SBC demographics can go in different directions – ethnicity, internal numbers, etc.
We will focus on internal demographics. Sometimes, when we confront our past, it is not a pretty picture. We cannot be afraid of confronting the truth about our past as we take a macro view of the past. Numbers don’t tell the stories, but just objective realities. The magnitude of the numbers makes it hard.
4126 churches submitted a few statistics in 1846.
Sporadic reporting since, especially during the Civil war years.
- 1845, baptisms and total membership.
- 1968 total receipts
- 1991 total attendance.
We have to confront the brutal facts.
4 historical issues. Silent period.
What happened during the Silent Era. 1920 during 1949?
During this time, the SBC had 0 net new churches. It was actually negative. Negative 129 churches.
Data is not too specific. Was it funding? WWI? Depression? But we are often more robust in hard times. We reached people, we just didn’t start new churches.
One tidbit – 1919, “75 million campaign” Home Mission Board was one of the funding groups. Did they churches possibly give over responsibility to start churches to the national entity?
CS Carnes embezzled 600K + of HMB money.
Are we truly an evangelistic denomination?
1845 our mission board was established and we have always been a mission/evangelism board. Even with declining baptism #s, we have had a long run as an evangelistic organization. Still, the declining evangelism #s should give us pause. Per capita baptisms may be the best number to measure baptisms.
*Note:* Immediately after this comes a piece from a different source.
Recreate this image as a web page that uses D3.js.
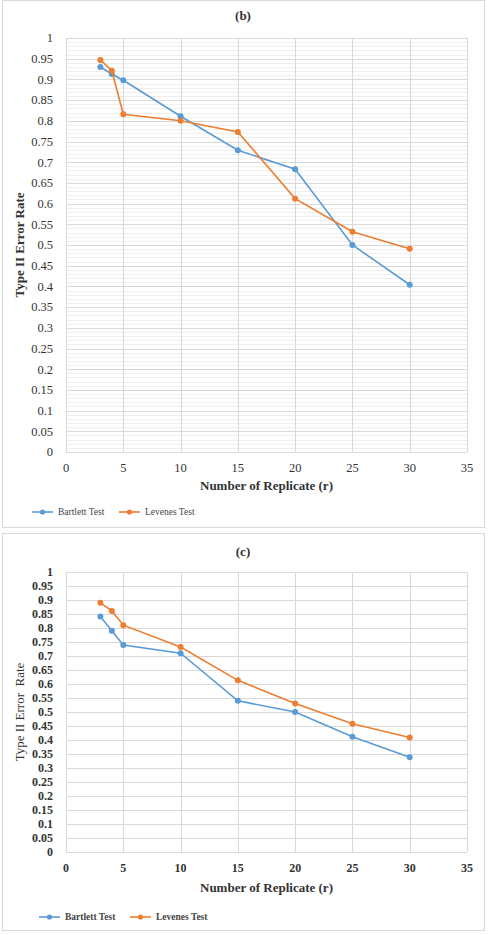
<!DOCTYPE html>
<html>
<head>
<meta charset="utf-8">
<script src="https://cdn.jsdelivr.net/npm/d3@7"></script>
<style>
  body { margin: 0; background: #fff; }
  svg text { font-family: "Liberation Serif", "DejaVu Serif", serif; }
</style>
</head>
<body>
<svg id="chart" width="489" height="935"></svg>
<script>
// Data
const replicates = [3, 4, 5, 10, 15, 20, 25, 30];
const bartlettB = [0.930, 0.913, 0.898, 0.811, 0.729, 0.683, 0.500, 0.404];
const leveneB   = [0.947, 0.921, 0.816, 0.800, 0.773, 0.612, 0.532, 0.491];
const bartlettC = [0.841, 0.790, 0.739, 0.710, 0.540, 0.500, 0.412, 0.338];
const leveneC   = [0.890, 0.861, 0.810, 0.732, 0.613, 0.530, 0.458, 0.409];
const xTicks = [0, 5, 10, 15, 20, 25, 30, 35];
const yTicks = d3.range(0, 21).map(i => i * 0.05);
const seriesNames = ['Bartlett Test', 'Levenes Test'];

const colors = ['#5b9bd5', '#ed7d31'];
const svg = d3.select('#chart');

function drawPanel(cfg) {
  // panel frame
  svg.append('rect')
    .attr('x', 2.5).attr('y', cfg.boxTop + 0.5)
    .attr('width', 482).attr('height', cfg.boxHeight)
    .attr('fill', '#fff')
    .attr('stroke', '#d9d9d9');

  const x = d3.scaleLinear().domain([0, 35]).range([66, 467]);
  const y = d3.scaleLinear().domain([0, 1]).range([cfg.plotBottom, cfg.plotTop]);

  const g = svg.append('g');

  // minor horizontal grid (only panel b)
  if (cfg.minor) {
    g.append('g').selectAll('line')
      .data(d3.range(0, 101).map(i => i / 100).filter(v => Math.round(v * 100) % 5 !== 0))
      .join('line')
      .attr('x1', x(0)).attr('x2', x(35))
      .attr('y1', d => Math.round(y(d)) + 0.5).attr('y2', d => Math.round(y(d)) + 0.5)
      .attr('stroke', '#efefef');
  }

  // major horizontal grid
  g.append('g').selectAll('line')
    .data(yTicks)
    .join('line')
    .attr('x1', x(0)).attr('x2', x(35))
    .attr('y1', d => Math.round(y(d)) + 0.5).attr('y2', d => Math.round(y(d)) + 0.5)
    .attr('stroke', '#d9d9d9');

  // vertical grid
  g.append('g').selectAll('line')
    .data(xTicks)
    .join('line')
    .attr('x1', d => Math.round(x(d)) + 0.5).attr('x2', d => Math.round(x(d)) + 0.5)
    .attr('y1', y(0)).attr('y2', y(1))
    .attr('stroke', '#d9d9d9');

  // y tick labels
  g.append('g').selectAll('text')
    .data(yTicks)
    .join('text')
    .attr('x', 53)
    .attr('y', d => y(d))
    .attr('dy', '0.35em')
    .attr('text-anchor', 'end')
    .attr('font-size', cfg.tickSize)
    .attr('font-weight', cfg.tickWeight)
    .attr('fill', '#333')
    .text(d => String(+d.toFixed(2)));

  // x tick labels
  g.append('g').selectAll('text')
    .data(xTicks)
    .join('text')
    .attr('x', d => x(d))
    .attr('y', cfg.plotBottom + cfg.xTickOffset)
    .attr('text-anchor', 'middle')
    .attr('font-size', cfg.tickSize)
    .attr('font-weight', cfg.tickWeight)
    .attr('fill', '#333')
    .text(d => d);

  // title
  svg.append('text')
    .attr('x', 243).attr('y', cfg.titleY)
    .attr('text-anchor', 'middle')
    .attr('font-size', 13)
    .attr('font-weight', 'bold')
    .attr('fill', '#333')
    .text(cfg.title);

  // axis titles
  svg.append('text')
    .attr('x', (x(0) + x(35)) / 2).attr('y', cfg.xTitleY)
    .attr('text-anchor', 'middle')
    .attr('font-size', 13)
    .attr('font-weight', 'bold')
    .attr('fill', '#333')
    .text('Number of Replicate (r)');

  const cy = (cfg.plotTop + cfg.plotBottom) / 2;
  svg.append('text')
    .attr('transform', `translate(24,${cy}) rotate(-90)`)
    .attr('text-anchor', 'middle')
    .attr('font-size', 13)
    .attr('font-weight', cfg.yTitleWeight)
    .attr('fill', '#333')
    .style('white-space', 'pre')
    .text(cfg.yTitle);

  // series
  const line = d3.line()
    .x(d => x(d[0]))
    .y(d => y(d[1]));

  cfg.series.forEach((vals, i) => {
    const pts = replicates.map((r, j) => [r, vals[j]]);
    g.append('path')
      .datum(pts)
      .attr('d', line)
      .attr('fill', 'none')
      .attr('stroke', colors[i])
      .attr('stroke-width', 1.6);
    g.append('g').selectAll('circle')
      .data(pts)
      .join('circle')
      .attr('cx', d => x(d[0]))
      .attr('cy', d => y(d[1]))
      .attr('r', 3)
      .attr('fill', colors[i]);
  });

  // legend
  const leg = svg.append('g');
  seriesNames.forEach((name, i) => {
    const lx = cfg.legendX[i];
    leg.append('line')
      .attr('x1', lx).attr('x2', lx + 21)
      .attr('y1', cfg.legendY).attr('y2', cfg.legendY)
      .attr('stroke', colors[i]).attr('stroke-width', 1.6);
    leg.append('circle')
      .attr('cx', lx + 10.5).attr('cy', cfg.legendY).attr('r', 2.6)
      .attr('fill', colors[i]);
    leg.append('text')
      .attr('x', lx + 26).attr('y', cfg.legendY)
      .attr('dy', '0.35em')
      .attr('font-size', 9.5)
      .attr('font-weight', cfg.legendWeight)
      .attr('fill', '#444')
      .text(name);
  });
}

drawPanel({
  title: '(b)', boxTop: 0, boxHeight: 527,
  plotTop: 38, plotBottom: 452, minor: true,
  tickSize: 12.5, tickWeight: 'normal', xTickOffset: 20,
  titleY: 20, xTitleY: 490,
  yTitle: 'Type II Error Rate', yTitleWeight: 'bold',
  series: [bartlettB, leveneB],
  legendX: [32, 119], legendY: 512, legendWeight: 'normal'
});

drawPanel({
  title: '(c)', boxTop: 533, boxHeight: 397,
  plotTop: 572, plotBottom: 852, minor: false,
  tickSize: 12, tickWeight: 'bold', xTickOffset: 20,
  titleY: 556, xTitleY: 892,
  yTitle: 'Type II Error  Rate', yTitleWeight: 'normal',
  series: [bartlettC, leveneC],
  legendX: [39, 130], legendY: 917, legendWeight: 'bold'
});
</script>
</body>
</html>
Ration of members to baptisms. One person per 51 members.
It took 51 of us a year to reach 1 per for Christ. In our best year, it took 18. Sixty years ago, it took 1/3 as many people to reach someone for Christ.
Educated conjectures.
1. Decline in cultural baptisms.
2. Greater economic affluence – these are inversely related. We stop evangelizing when we are more comfortable.
3. Failure to replace programmatic evangelism. It’s effectiveness waned. But we didn’t replace it with something else.
4. Busyness of churches. We are busy doing good things.
5. Busyness of church members. We passively disobey God’s commands.
6. Unbiblical concepts of church membership. “What have you done for me lately?” mOre concerned with getting our preferences met.
7. Conflict and criticism. These deplete resources.
8. Prayer deficits.
We are not reaching people because we are not trying to reach people.
Have we ever truly been a Sunday School denomination?
1891 Convention – not held at church. Contentious issue of starting a Sunday School Board. Held at an Opera House. Broadus spoke to the issue. The BSSB was voted in overwhelmingly.
Flake, known for his methods, was also big on teachers knowing doctrine, in small group involvement, and in SS outreach.
Since 1972, there has been essentially no growth over 40 years. The numerical data says we have not been a SS denomination for 4 decades.
- We develop a program.
- We declare the program salvific.
- We discard the program as outdated.
- We don’t replace the program with anything else.
We have closed our front doors and opened our back doors.
Has our increasing denominational affleence become a negative influence?
Yes
Where do we go from here?
Real issue is with Christians and local churches.
Four characteristics of Healthy Congregations
1. Strong reliance on God’s Word
2. Intentional about Evangelism.
3. Involvement in Small Groups
4. Vibrant intentionality about Prayer.
We’ve become complacent, comfortable and defensive. We need to create new models that encourage these healthy congregation characteristics.